Я так и не смог найти каких-то упоминаний о примете, связанной с первым посетителем. Сам Бурлюк, приписывая эти слова гардеробщику, пишет о том, что белый — к неудаче. Седой мужчина в шубе был присяжным поверенным, почётным членом Румянцевского музея, библиофилом и коллекционером Андреем Евдокимовичем Носом. На предложение Михаила Ларионова купить что-нибудь, чтобы «поддержать искусство», он ответил:
— Что вы, батюшка, я картин не покупаю, кому они нужны, теперь век практический, ещё старинную живопись, картинку чёрненькую, чтобы ничего почти не было видно, куда ни шло, можно разрешить, а новая живопись — всё неопределённо, неустойчиво, купишь художника, а он спился, дальнейшего имени не сделал и покупка ни к чему.
Несмотря на такие высказывания и приметы, выставка, безусловно, была более чем удачной. И дело даже не в суммах, вырученных за продажу картин — тут Бурлюки как раз оказались менее успешными, чем их уже более известные к тому моменту товарищи; они заработали около трёхсот рублей против семи с половиной тысяч. Дело в том, что «Венок-Стефанос» стал первым совместным выступлением «левых» художников и первым центром, вокруг которого началось формирование живописного авангарда.

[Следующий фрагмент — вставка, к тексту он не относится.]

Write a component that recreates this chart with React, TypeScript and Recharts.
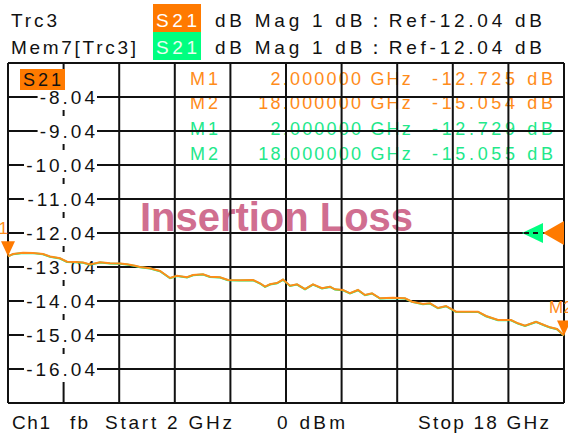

Всему этому предшествовал целый ряд событий — как в жизни самих Бурлюков, так и в жизни людей, казалось бы, совершенно далёких и посторонних, которые окажут, однако, огромное влияние на Давида, Владимира, Людмилу уже в самое ближайшее время.
В европейской — и в первую очередь французской — художественной жизни назревали серьёзные изменения. В сентябре 1907 года в рамках парижского «Осеннего салона» прошла большая ретроспективная выставка картин Поля Сезанна, которая произвела сильнейшее впечатление на авангардистов, в том числе на Пикассо, Жоржа Брака и Жана Метценже, писавшего позже о том, что Сезанн изменил ход истории искусства, доказав, что живопись — это не искусство имитации предметов с помощью линий и красок, а придание пластической формы природе. Отказавшись изображать мир с одной определённой точки зрения, Сезанн пытался запечатлеть опыт подвижного взгляда, показывая предметы в нескольких слегка отличающихся перспективах одновременно. Это было важным шагом на пути отказа художников от «мимесиса» — подражания природе.
В том же году Пикассо напишет своих «Авиньонских девиц». Зарождается кубизм.
Спустя пять лет, в 1912-м, в сборнике «Пощёчина общественному вкусу» будет опубликована статья Давида Бурлюка «Кубизм», в которой он напишет: «Сезанну можно приписать первому загадку о том — что на природу можно смотреть как на Плоскость, как на поверхность… Если линия, Свето-тень, окраски были известны и ранее, то Плоскость, поверхность были открыты лишь новою живописью».
В России работы самых передовых французов — Ван Гога, Гогена, Сезанна, Матисса, а вскоре и Пикассо — покупали Сергей Иванович Щукин и Иван Абрамович Морозов (Морозов в первый же день работы «Венок-Стефанос» купил у Ларионова картину «Яблони в цвету»). Попасть в дом к Ивану Абрамовичу было делом нереальным, а вот Щукин даже до того, как в 1909 году открыл свою коллекцию для свободного посещения, охотно пускал к себе в дом художников. Московский журнал «Искусство» уже в 1905 году опубликовал репродукции работ Сезанна, Гогена, Мориса Дени, Ван Гога, Пьера Боннара и других импрессионистов и постимпрессионистов из его коллекции. Влияние работ французских художников было столь велико, что преподаватели в Московском училище живописи, ваяния и зодчества даже обсуждали всерьёз запрет посещения студентами Щукинской галереи.